There are few surprises in the initial slate of submissions for Best Foreign Picture. Last year's submissions were fraught with controversy, as Austria's French-language entry, Caché was deemed ineligible by the Academy along with Italy's entry, Private, which was dinged for featuring Arabic and Hebrew but no Italian. This year a rule change has gone into effect that allows foreign picture submissions to feature any combination of languages (not just the dominant language of the submitting country) so long as the primary language is not English.
Canada's submission, the first to take advantage of the new rule, is Deepa Mehta's Water, a Hindi-language film starring Canadian-born actress Lisa Ray. Mehta, though born in India, is herself a Canadian resident. Water was the third in Mehta's controversial and political "elements" trilogy that started with Earth and Fire, and features a story centered around the plight of widows in India, who are often relegated to life of poverty. The tale of what Mehta went through just to make this film could be a movie in and of itself. Initially set to film in India, the set was shut down after numerous death threats when the Indian government determined it could not ensure Mehta's safety, and didn't start filming again for over three years.
Germany's nomination, not surprisingly, is the highly-buzzed The Lives of Others, which was one of Martha Fischer's favorite films at the Toronto International Film Festival. The film is about an East German Stasi officer who begins to question the morality of his job while spying on a playwright. The film has already nabbed seven awards from Germany, including best pic and best director. The Lives of Others has been picked up for distrib by Sony Picture Classics and will show in the United States early next year, so with any luck it, at least, will come to a theater near you.

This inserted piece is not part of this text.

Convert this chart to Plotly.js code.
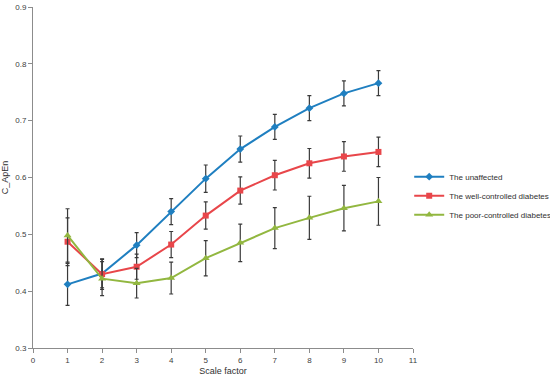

Other foreign candidates announced so far include Ari Kaurismaki's Lights in the Dusk, Finland's nominee, which played in competition at Cannes, and After the Wedding, directed by Susanne Biers, Denmark's submission. After the Wedding played at Toronto and rights to that film have already been sold. Japan has nominated Hula Girls, directed by Lee Sang-Il, which also premiered at Toronto. The film is based on a true story about a 1960s mining community which started a Hawaiian Center to try to bolster a sagging economy.
South Korea had several possible contenders, including Toronto Midnight Madness fave The Host and Kim Ki-Duck's Shi gan (Time), but ultimately nominated Lee Jun-ik's flick about a gay sex scandal and a mad king, King and the Clown, which will distrib directly in the US in the first half of 2007. Brazil has also announced it's nominee, Marcelo Gomes' road flick Cinema, aspirnas e urubus (Movies, Aspirin and Vultures), which played at Cannes in 2005 in the Un Certain Regard section.
Of these films, the only one I've seen so far is Water, and I've heard a good deal about The Lives of Others. There are still many more foreign noms to come, of course, but If any Cinematical readers have caught any of these films at various fests, feel free to weigh in with your thoughts on which of the submissions announced so far you think are the strongest contenders.